Points of Origin by Diao Dou
'There are those who would say that tales of the fantastic can come only from the times of Apuleius or Kafka,' suggests Diao Dou in his newly translated collection, Points of Origin. It's a lie exposed by the Chinese author's own skill, as he proves that both the great and the fantastic are with us now. Diao Dou has been writing for decades in his native language but this is the first opportunity to read his sharp and surreal satires in English. The opening quotation here is only one of a multitude of references to Kafka, both directly and through the technical style and absurdist substance of this important work. There is a story called Metamorphosis, another called Cockroaches, and the cover sports a large and microscopically detailed image of said bug, like a forlorn Gregor Samsa. Through eight short stories and one jumping and winding longer piece, Dou delivers an absolute masterclass on almost every element of the literary craft.
The writing is brave, far removed from an actor shaving their head or putting on weight, or a writer changing style or subject, at the risk of jeopardizing only sales or reputation. This writing is truly brave, as its subject matter covers the full gamut of Chinese life, making no concessions to the ruling cadres (and even drawing in some historical big hitters). From the grand bureaucracy of government to the petit bureaucracy of family and social structure, these are tales of a country with collectivism in the rear mirror and full scale capitalism looming straight ahead. In one almost perfect piece – Squatting – which encompasses all of these cultural elements, a government agency requires that a squatting position is adopted by all those outdoors after 8pm, in the aid of crime prevention. Overzealous officialdom at its finest and a beautifully neat and farcical metaphor.

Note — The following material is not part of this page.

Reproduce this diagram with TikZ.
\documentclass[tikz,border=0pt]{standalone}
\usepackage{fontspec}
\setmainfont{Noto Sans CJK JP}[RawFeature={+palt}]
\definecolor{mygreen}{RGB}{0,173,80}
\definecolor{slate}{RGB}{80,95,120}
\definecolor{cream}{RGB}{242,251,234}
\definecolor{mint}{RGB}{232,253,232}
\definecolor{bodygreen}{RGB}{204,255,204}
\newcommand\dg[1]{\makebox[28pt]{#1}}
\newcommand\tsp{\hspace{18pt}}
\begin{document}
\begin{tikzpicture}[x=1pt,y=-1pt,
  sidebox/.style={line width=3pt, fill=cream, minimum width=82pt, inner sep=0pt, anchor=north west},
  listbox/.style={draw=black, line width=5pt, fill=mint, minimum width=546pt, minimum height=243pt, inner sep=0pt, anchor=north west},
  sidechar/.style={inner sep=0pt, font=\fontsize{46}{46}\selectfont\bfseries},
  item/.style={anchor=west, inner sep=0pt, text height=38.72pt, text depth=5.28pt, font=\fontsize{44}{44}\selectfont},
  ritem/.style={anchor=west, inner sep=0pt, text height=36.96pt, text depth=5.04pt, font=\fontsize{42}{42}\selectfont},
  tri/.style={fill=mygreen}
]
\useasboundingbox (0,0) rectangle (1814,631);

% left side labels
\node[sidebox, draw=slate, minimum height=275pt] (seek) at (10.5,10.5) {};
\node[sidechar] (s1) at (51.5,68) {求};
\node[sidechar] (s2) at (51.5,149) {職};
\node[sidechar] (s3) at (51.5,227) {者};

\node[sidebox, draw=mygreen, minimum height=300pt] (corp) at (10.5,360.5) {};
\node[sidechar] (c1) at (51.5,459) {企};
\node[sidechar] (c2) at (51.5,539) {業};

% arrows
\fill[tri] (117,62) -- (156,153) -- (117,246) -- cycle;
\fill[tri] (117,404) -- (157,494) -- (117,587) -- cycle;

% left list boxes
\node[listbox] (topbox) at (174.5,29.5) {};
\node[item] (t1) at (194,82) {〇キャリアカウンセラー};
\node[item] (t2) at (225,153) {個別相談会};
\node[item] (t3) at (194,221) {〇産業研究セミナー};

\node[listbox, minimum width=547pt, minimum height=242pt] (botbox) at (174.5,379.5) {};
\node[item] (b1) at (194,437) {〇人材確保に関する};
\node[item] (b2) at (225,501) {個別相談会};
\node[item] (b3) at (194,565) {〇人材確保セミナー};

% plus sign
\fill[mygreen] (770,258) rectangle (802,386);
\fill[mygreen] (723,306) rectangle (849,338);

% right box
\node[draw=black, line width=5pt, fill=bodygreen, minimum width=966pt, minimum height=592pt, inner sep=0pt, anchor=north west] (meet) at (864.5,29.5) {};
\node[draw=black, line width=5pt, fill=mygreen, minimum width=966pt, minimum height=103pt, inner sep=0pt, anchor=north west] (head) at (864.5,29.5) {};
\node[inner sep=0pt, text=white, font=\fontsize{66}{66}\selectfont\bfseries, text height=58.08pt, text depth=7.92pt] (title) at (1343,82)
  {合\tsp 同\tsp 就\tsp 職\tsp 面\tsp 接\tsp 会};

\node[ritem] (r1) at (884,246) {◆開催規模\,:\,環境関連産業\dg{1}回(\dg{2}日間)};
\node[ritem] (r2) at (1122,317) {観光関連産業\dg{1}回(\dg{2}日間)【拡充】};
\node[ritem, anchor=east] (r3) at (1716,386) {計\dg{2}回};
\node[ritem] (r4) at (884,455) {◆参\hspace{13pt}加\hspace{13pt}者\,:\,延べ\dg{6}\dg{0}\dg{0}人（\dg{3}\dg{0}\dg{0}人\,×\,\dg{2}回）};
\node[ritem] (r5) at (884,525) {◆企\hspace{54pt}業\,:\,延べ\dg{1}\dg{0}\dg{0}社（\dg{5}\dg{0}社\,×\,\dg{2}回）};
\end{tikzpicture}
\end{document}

Technically, the author moves from first to third person, past to present tense, always in service of the story. Creating either the required detachment or providing the rope for his narrators to hang themselves. Always written in a relaxed and easy prose (huge congratulations go to translator Brendan O’Kane for this fine achievement), the technique is seamless and far from grandstanding. He has the skill to create the imagined city of Zhangji, admit it as said construct of imagination and then still pull his characters in and out of it with the skill and verve of Borges. These stories blend the magical with the mundane and the everyday, nonchalantly spinning off into increasingly surreal terrains like a Chinese version of Calvino’s Marcovaldo. Neither of these comparisons are entirely overblown. This is a further master at work.